Sources of water in India:
- In conservation of water, India is blessed with two monsoons. If we conserve the monsoon rainfall, it not only recharges the ground water but also the rivers.
- Even with climate change, scientists have predicted that glaciers will not melt in India because the major glaciers are not receding and have huge amount of snow cover. These glaciers are source to many of Indian rivers.
- On other side, monsoon distribution may change but the overall rainfall will not change. So, there is a scope to conserve the rainfall in various areas of country including that of selected states of program.
- And if the drip irrigation usage is introduced with modern technologies along with the success in bandis and use traditional water conservation method like tanka then it can certainly make an impact with change in universal process that is taking place. This may improve the quality of land.
Is there need to revive conventional wisdom in water conservation?
- Yes, it has to be revived.
- Traditional wisdom has not vanished from India because it is a civilizational wisdom and it is a part of Indian tradition. The change has taken place in the land use, land laws and regulations.
- During British time, these changes have taken place as they introduced new land laws, they took away village boundary and made them government land.
- Earlier villages collectively conserve and clean water in ponds and lakes.
- At the same time, people has forgotten their traditional way of living like in Punjab and Haryana where farmers replaced wheat with rice which has caused land degradation.
Future of traditional ways of conservation:
- People are actually going back to the traditional methods, as urbanization is taking place, new health problems are arriving and people are moving towards older lifestyle.
- For example, millets (a coarse grain) are going to be very popular now a day in India.
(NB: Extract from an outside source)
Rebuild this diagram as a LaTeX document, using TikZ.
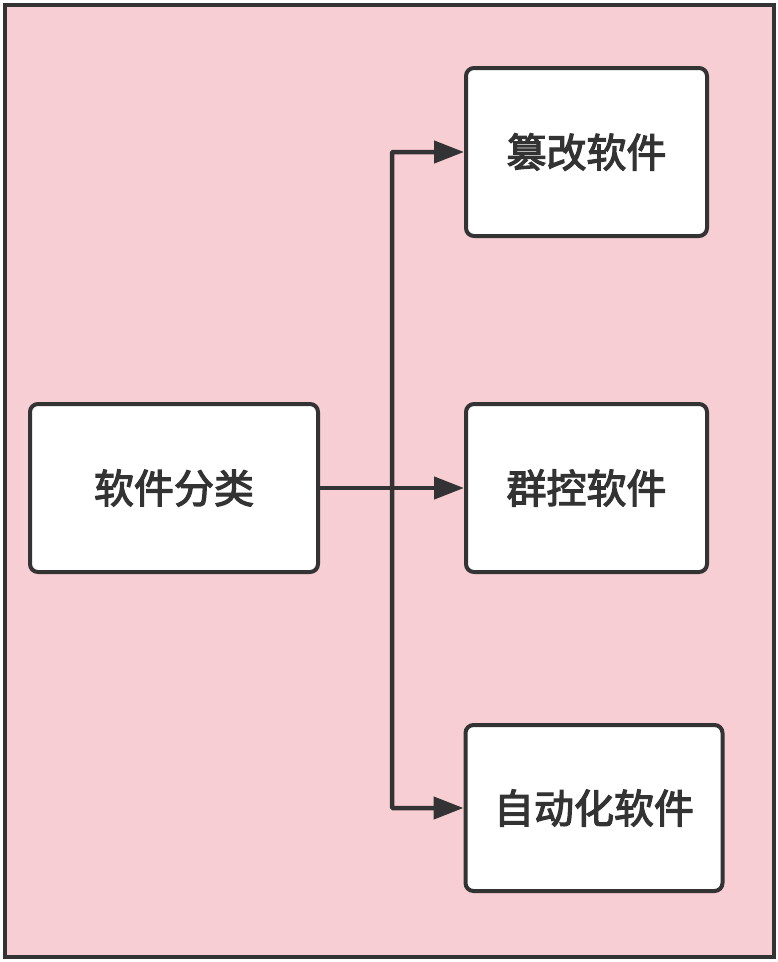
\documentclass[tikz,border=0pt]{standalone}
\usepackage{fontspec}
\newfontfamily\cjk{Noto Sans CJK SC}[FakeBold=3]
\usetikzlibrary{arrows.meta}
\definecolor{bgpink}{HTML}{F7CED3}
\definecolor{ink}{HTML}{333333}
\tikzset{
  boxnode/.style={draw=ink, line width=4pt, fill=white, rounded corners=8pt, inner sep=0pt, font=\cjk\fontsize{40}{46}\selectfont, text=ink},
  conn/.style={draw=ink, line width=4.5pt, -{Triangle[length=30pt,width=22pt]}},
  plain/.style={draw=ink, line width=4.5pt}
}
\begin{document}
\begin{tikzpicture}[x=1pt,y=-1pt]
\useasboundingbox (0,0) rectangle (778,962);
\draw[draw=ink, fill=bgpink, line width=4.5pt] (5,5) rectangle (774,957);
\node[boxnode, minimum width=288pt, minimum height=168pt] (root) at (174,488) {软件分类};
\node[boxnode, minimum width=241pt, minimum height=168pt] (a) at (586.5,152) {篡改软件};
\node[boxnode, minimum width=241pt, minimum height=168pt] (b) at (586.5,488) {群控软件};
\node[boxnode, minimum width=257pt, minimum height=166pt] (c) at (594,808) {自动化软件};
\coordinate (j) at (392,488);
\draw[plain] (root.east) -- (j);
\draw[conn] (j) -- (b.west);
\draw[conn, rounded corners=1pt] (j) |- (a.west);
\draw[conn, rounded corners=1pt] (j) |- (c.west);
\end{tikzpicture}
\end{document}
- In agriculture also, going back to the traditional cropping pattern system which is healthy for the soil is a much needed thing. Because traditional methods do not degrade the soil and do not require the high levels of fertilizer.
- People will demand more for these healthy crops and grains as middle class is growing wealthier so, it will continue to happen.
Role of modern technology achievements in achieving goals of convention:
- With the help of satellite imagery, the crop can be analyzed, land changes can be seen, so it adds a new dimension in land conservation.
- The Indian Meteorological Department (IMD) also been playing an important role as it has found out that the international model of conservation will not suit India as India has unique monsoon pattern and the scientists are in advanced stage to find models for India about the changing patterns of rain in India.
- Now, India can share its modern scientific knowledge with countries like Africa who are on similar footing and facing similar problems. Sharing of information and knowledge is very important as it deals with the basic issues that all these similar countries are facing. This can improve relations with that country also.
- As India is going to host the 14th convention of UNCCC at the very right time. It will be a good opportunity for India and for those countries who share same problems (African continent) on the common platform like this.
- So, sharing of experience, collective traditional knowledge and resources will surely make this convention an international cooperation.